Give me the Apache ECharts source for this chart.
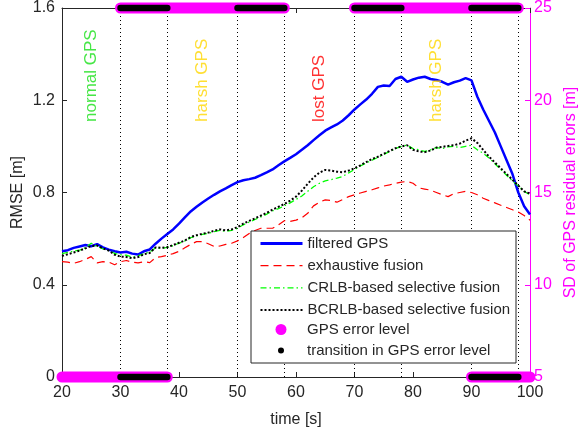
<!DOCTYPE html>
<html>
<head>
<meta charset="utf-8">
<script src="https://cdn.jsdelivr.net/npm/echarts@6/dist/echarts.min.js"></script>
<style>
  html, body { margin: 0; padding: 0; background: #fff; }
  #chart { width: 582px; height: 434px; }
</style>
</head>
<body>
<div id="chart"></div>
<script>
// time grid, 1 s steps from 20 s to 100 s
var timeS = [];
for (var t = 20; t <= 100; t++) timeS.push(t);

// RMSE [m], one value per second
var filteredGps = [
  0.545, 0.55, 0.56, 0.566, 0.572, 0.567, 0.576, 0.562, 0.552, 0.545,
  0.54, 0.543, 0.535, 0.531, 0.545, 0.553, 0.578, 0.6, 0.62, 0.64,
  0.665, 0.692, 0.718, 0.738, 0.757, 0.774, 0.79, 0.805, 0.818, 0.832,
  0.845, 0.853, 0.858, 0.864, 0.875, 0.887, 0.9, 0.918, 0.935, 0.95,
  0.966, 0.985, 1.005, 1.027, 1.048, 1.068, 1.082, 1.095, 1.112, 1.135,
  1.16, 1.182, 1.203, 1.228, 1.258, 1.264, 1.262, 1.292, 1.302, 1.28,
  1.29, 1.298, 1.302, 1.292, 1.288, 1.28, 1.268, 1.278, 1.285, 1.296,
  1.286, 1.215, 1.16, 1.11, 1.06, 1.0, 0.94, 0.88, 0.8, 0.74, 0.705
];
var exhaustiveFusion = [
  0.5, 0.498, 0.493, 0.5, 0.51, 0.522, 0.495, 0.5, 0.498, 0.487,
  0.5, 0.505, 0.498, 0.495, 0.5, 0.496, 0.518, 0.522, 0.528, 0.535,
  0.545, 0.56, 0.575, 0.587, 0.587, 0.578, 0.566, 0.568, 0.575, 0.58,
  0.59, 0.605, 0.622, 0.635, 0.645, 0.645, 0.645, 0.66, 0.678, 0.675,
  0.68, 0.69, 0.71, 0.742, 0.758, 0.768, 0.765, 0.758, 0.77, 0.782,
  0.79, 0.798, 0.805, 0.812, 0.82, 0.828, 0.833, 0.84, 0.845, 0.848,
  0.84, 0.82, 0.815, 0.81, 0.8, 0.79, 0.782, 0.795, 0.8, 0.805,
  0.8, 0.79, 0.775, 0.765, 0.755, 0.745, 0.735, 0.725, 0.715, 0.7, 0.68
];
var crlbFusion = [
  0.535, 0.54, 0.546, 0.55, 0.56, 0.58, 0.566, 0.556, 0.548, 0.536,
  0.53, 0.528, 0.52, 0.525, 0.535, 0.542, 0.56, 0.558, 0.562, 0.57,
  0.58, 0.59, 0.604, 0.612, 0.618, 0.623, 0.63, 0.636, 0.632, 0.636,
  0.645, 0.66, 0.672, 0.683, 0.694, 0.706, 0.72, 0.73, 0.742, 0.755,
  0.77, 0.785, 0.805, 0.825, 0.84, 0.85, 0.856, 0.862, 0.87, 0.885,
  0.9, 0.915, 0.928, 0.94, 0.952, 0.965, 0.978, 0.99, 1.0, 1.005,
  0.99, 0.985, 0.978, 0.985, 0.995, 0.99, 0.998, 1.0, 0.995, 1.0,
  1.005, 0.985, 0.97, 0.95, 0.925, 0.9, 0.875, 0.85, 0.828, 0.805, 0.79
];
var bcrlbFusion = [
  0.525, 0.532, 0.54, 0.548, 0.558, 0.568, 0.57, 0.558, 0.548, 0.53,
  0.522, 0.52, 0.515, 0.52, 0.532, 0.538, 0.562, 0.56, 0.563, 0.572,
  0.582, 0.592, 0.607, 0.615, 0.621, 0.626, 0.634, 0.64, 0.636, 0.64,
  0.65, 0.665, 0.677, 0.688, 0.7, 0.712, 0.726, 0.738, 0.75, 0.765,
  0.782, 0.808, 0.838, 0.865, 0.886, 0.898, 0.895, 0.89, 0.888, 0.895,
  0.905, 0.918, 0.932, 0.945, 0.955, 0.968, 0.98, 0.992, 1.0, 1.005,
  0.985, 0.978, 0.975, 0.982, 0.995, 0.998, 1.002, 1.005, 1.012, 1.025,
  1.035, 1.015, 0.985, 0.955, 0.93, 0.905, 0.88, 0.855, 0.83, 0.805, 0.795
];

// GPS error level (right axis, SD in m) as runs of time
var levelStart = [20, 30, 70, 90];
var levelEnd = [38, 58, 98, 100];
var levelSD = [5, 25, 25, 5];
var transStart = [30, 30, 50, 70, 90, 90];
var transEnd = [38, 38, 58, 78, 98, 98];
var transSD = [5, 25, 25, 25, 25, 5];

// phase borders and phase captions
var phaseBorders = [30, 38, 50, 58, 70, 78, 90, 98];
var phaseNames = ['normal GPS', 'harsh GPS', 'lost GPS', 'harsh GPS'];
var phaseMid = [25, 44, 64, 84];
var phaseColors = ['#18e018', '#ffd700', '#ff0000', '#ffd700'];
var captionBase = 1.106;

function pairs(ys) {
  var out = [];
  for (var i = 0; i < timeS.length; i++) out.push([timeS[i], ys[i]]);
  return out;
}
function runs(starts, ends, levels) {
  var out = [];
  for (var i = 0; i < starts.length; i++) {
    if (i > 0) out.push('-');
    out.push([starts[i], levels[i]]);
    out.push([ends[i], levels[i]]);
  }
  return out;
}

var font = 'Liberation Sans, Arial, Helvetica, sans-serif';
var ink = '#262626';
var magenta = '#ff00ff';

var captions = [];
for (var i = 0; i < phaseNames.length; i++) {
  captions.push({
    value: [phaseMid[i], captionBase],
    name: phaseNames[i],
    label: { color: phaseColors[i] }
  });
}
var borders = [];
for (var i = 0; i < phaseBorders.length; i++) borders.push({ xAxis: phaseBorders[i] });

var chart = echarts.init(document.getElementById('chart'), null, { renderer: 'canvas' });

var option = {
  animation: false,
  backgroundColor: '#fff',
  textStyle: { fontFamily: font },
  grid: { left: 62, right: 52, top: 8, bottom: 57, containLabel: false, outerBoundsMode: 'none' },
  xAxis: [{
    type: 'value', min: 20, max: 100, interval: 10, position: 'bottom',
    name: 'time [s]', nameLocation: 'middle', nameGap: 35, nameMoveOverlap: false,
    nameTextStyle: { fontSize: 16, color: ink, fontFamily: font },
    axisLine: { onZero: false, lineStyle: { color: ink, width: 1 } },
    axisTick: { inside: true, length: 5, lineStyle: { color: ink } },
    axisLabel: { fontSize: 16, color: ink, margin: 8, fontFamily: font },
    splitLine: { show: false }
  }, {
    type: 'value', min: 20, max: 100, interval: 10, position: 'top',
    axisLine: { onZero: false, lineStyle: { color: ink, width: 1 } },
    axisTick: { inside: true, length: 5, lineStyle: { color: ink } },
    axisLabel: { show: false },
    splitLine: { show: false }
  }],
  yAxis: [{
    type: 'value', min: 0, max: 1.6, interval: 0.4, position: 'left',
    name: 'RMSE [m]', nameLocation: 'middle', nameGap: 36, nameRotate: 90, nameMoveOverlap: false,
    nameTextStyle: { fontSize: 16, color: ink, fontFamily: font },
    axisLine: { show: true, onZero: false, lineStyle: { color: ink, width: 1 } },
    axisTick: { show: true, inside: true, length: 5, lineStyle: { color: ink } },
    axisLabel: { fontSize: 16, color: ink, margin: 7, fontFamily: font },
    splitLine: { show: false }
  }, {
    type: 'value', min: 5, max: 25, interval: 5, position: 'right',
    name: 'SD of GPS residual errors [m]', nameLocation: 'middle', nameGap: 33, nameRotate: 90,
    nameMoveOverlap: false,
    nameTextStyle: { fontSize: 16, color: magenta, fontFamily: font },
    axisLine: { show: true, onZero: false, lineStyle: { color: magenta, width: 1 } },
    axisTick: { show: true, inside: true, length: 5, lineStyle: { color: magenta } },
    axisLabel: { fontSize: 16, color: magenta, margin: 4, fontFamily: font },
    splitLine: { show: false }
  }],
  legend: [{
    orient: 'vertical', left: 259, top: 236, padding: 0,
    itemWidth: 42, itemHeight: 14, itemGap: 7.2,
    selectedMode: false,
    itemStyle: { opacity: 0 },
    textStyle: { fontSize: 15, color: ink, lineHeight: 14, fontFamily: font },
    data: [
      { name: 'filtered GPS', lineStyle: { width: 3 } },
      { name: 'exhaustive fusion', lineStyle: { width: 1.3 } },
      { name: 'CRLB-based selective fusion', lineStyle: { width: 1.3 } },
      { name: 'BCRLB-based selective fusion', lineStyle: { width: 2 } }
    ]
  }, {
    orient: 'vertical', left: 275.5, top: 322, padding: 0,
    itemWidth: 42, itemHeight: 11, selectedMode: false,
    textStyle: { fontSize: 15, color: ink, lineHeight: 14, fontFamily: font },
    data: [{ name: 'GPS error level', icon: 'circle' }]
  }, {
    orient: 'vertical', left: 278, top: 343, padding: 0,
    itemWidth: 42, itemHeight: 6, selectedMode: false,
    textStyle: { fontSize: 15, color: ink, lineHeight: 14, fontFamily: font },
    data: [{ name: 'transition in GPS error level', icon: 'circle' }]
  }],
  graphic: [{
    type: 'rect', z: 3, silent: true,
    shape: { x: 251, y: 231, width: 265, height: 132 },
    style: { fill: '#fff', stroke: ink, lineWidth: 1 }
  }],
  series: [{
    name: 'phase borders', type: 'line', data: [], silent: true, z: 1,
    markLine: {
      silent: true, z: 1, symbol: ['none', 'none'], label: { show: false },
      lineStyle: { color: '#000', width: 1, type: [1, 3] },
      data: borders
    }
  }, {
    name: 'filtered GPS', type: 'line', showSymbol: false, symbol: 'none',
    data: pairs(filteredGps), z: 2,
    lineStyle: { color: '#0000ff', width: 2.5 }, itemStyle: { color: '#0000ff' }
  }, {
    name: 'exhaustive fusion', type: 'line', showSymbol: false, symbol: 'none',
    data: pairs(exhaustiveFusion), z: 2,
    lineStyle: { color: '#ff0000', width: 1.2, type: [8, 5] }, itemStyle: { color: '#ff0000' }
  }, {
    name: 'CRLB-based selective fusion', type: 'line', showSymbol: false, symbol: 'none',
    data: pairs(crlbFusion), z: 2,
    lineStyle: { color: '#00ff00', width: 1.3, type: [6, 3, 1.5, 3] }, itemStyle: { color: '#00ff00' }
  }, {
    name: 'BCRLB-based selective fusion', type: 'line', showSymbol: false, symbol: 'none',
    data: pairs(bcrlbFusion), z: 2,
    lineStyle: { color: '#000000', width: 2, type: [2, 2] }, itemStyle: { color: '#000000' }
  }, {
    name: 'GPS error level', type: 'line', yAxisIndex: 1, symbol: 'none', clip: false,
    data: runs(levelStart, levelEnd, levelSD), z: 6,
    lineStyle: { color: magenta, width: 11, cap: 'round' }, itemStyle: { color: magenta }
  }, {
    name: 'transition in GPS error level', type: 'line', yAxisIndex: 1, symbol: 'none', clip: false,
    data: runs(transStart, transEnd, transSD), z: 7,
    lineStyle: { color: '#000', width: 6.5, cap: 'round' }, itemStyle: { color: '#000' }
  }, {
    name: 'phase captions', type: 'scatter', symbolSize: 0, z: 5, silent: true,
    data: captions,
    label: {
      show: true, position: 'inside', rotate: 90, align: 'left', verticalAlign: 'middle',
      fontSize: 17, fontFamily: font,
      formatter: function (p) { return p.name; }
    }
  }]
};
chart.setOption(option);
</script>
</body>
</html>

-.-.-

▶ [Directions]
Leave out the pictures. Transcribe only the lines above, from the first through the one that contains "for (var t = 20;".

▶ [The result]
Give me the Apache ECharts source for this chart.
<!DOCTYPE html>
<html>
<head>
<meta charset="utf-8">
<script src="https://cdn.jsdelivr.net/npm/echarts@6/dist/echarts.min.js"></script>
<style>
  html, body { margin: 0; padding: 0; background: #fff; }
  #chart { width: 582px; height: 434px; }
</style>
</head>
<body>
<div id="chart"></div>
<script>
// time grid, 1 s steps from 20 s to 100 s
var timeS = [];
for (var t = 20; t <= 100; t++) timeS.push(t);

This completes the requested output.